By Tom Hals and Rajesh Kumar Singh
Nov 8 (Reuters) – A U.S. federal judge on Monday ruled United Airlines Holdings Inc (UAL.O) can impose a COVID-19 vaccine mandate on its employees that only provides unpaid leave for workers who are exempted for medical or religious reasons.
U.S. District Judge Mark Pittman in Fort Worth, Texas, rejected arguments by employees that the airline was improperly putting them in an “impossible position” by forcing them to choose a vaccine or unpaid leave.
Pittman was critical of United Airlines’ approach toward employees seeking religious exemptions, but said in the end, human resources policy was up the company and no employee was forced to accept a vaccine.
An attorney for the employees did not respond to a request for comment.
The ruling comes as U.S. employers are gearing up to comply with rules issued by the Biden Administration that require companies with at least 100 employees to get their workers vaccinated against COVID-19 or submit to regular testing.
Employer mandates, which include exemptions for religious and medical reasons, have generally been upheld by courts. United Airlines was the first major air carrier to impose a vaccine requirement and others have since followed.
United provided around 2,000 exemptions. But employees in roles including pilots, flight attendants and customer service agents had to take unpaid leave until the pandemic ended.
United said in a statement it was pleased with the ruling and would try to find “non-customer facing” roles for exempted employees. If they refuse they will be placed on leave, United said.
The plaintiffs alleged United violated its legal obligations by not accommodating exempted employees as most companies have by allowing them to continue in their role while submitting to regular testing and wearing a mask.
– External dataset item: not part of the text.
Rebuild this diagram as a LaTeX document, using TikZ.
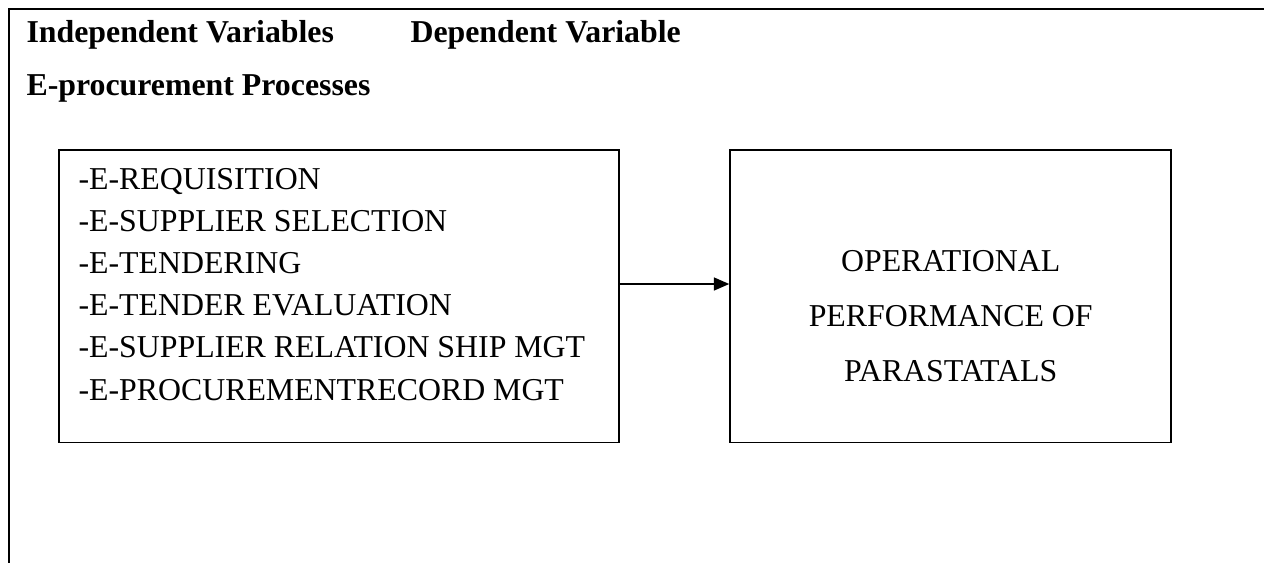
\documentclass[tikz,border=0pt]{standalone}
\usepackage{fontspec}
\setmainfont{Liberation Serif}
\usetikzlibrary{positioning,arrows.meta}

\begin{document}
\begin{tikzpicture}[
    x=0.377pt, y=-0.377pt,
    frame/.style={line width=0.9pt},
    varbox/.style={
        rectangle,
        draw,
        line width=0.7pt,
        minimum height=110.3pt,
        inner sep=0pt
    },
    heading/.style={
        font=\fontsize{12}{14}\selectfont\bfseries,
        inner sep=0pt
    },
    listtext/.style={
        align=left,
        font=\fontsize{12}{15.9}\selectfont,
        inner sep=0pt
    },
    resulttext/.style={
        align=center,
        font=\fontsize{12}{20.7}\selectfont,
        inner sep=0pt
    },
    arrow/.style={-{Triangle[length=5.8pt,width=4.8pt]}, line width=0.8pt}
]
    \useasboundingbox (0,0) rectangle (1264,563);

    % Frame
    \draw[frame] (1264,9) -- (9,9) -- (9,563);

    % Headings
    \node[heading, anchor=base west] (indep) at (26,42) {Independent Variables};
    \node[heading, anchor=base west] (dep) at (410,42) {Dependent Variable};
    \node[heading, anchor=base west] (eproc) at (26,95) {E-procurement Processes};

    % Boxes
    \node[varbox, minimum width=211.1pt, anchor=north west] (procbox) at (58,149) {};
    \node[varbox, minimum width=166.2pt, right=41.3pt of procbox] (perfbox) {};

    % Box texts (base = last line)
    \node[listtext, anchor=base west] (proclist) at (78,400)
        {-E-REQUISITION\\-E-SUPPLIER SELECTION\\-E-TENDERING\\-E-TENDER EVALUATION\\-E-SUPPLIER RELATION SHIP MGT\\-E-PROCUREMENTRECORD MGT};
    \node[resulttext, anchor=base] (perftext) at (perfbox.center |- 0,381)
        {OPERATIONAL\\PERFORMANCE OF\\PARASTATALS};

    % Arrow
    \draw[arrow] (procbox.east |- 0,284) -- (perfbox.west |- 0,284);
\end{tikzpicture}
\end{document}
They also said they would lose seniority and other benefits if placed on leave.
The company said allowing unvaccinated employees in the workplace would undermine safety of its flights, although Pittman noted the company acknowledged there was almost no chance of COVID-19 outbreaks on its planes.
Pittman said he was “disturbed” by United’s seemingly thoughtless approach to its employees’ concerns about taking the vaccine.
“United’s mandate thus reflects an apathy, if not antipathy, for many of its employees’ concerns and a dearth of toleration for those expressing diversity of thought.”
Legal claims relating to exemption accommodations are usually addressed through an administrative process with the Equal Employment Opportunity Commission before a lawsuit is filed.